■ Data provided ■
-- Begin --
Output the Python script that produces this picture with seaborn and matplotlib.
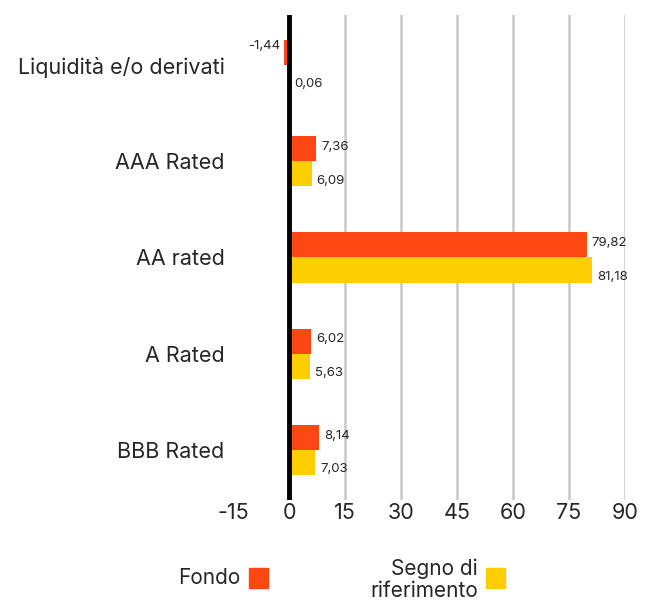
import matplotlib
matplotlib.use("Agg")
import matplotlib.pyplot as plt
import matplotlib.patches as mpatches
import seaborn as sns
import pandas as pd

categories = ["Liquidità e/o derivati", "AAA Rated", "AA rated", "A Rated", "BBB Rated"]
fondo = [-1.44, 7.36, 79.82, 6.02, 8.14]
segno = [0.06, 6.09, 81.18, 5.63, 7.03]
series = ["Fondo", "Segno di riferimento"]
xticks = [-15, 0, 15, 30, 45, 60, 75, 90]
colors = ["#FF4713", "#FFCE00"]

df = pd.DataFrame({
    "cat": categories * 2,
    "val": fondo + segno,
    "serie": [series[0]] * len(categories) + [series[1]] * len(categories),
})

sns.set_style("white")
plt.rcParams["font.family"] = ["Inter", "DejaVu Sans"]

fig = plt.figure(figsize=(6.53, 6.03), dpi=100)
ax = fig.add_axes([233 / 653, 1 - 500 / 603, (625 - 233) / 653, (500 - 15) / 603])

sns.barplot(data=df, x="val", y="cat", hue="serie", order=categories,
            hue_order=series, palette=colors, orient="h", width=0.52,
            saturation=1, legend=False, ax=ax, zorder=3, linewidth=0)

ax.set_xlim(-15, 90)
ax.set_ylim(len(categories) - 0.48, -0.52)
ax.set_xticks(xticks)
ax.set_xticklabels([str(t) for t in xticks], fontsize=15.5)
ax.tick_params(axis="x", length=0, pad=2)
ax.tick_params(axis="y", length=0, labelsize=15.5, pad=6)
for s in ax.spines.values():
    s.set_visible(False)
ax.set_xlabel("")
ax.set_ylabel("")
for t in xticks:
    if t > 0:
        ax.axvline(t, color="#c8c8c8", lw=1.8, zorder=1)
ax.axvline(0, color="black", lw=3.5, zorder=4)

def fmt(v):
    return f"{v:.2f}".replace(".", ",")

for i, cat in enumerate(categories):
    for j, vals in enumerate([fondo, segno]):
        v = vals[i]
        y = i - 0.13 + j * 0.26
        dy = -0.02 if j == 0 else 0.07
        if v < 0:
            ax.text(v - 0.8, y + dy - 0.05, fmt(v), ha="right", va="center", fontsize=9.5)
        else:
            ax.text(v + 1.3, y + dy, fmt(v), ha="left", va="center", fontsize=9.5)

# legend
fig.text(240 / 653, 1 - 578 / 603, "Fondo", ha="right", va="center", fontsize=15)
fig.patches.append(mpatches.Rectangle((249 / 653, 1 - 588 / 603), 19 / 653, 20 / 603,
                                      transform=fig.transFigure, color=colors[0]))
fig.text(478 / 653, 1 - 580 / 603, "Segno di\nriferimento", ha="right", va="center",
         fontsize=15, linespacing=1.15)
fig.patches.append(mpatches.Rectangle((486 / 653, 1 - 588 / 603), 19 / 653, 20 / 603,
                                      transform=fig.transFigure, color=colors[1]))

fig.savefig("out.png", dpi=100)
-- End --
■ Exercise prompt ■
Repeat, exactly and in full, each line from the start of the data to the line that contains "saturation=1, legend=False, ax=ax, zorder=3, linewidth=0)". Pictures do not go in.

■ The output ■
Output the Python script that produces this picture with seaborn and matplotlib.
import matplotlib
matplotlib.use("Agg")
import matplotlib.pyplot as plt
import matplotlib.patches as mpatches
import seaborn as sns
import pandas as pd

categories = ["Liquidità e/o derivati", "AAA Rated", "AA rated", "A Rated", "BBB Rated"]
fondo = [-1.44, 7.36, 79.82, 6.02, 8.14]
segno = [0.06, 6.09, 81.18, 5.63, 7.03]
series = ["Fondo", "Segno di riferimento"]
xticks = [-15, 0, 15, 30, 45, 60, 75, 90]
colors = ["#FF4713", "#FFCE00"]

df = pd.DataFrame({
    "cat": categories * 2,
    "val": fondo + segno,
    "serie": [series[0]] * len(categories) + [series[1]] * len(categories),
})

sns.set_style("white")
plt.rcParams["font.family"] = ["Inter", "DejaVu Sans"]

fig = plt.figure(figsize=(6.53, 6.03), dpi=100)
ax = fig.add_axes([233 / 653, 1 - 500 / 603, (625 - 233) / 653, (500 - 15) / 603])

sns.barplot(data=df, x="val", y="cat", hue="serie", order=categories,
            hue_order=series, palette=colors, orient="h", width=0.52,
            saturation=1, legend=False, ax=ax, zorder=3, linewidth=0)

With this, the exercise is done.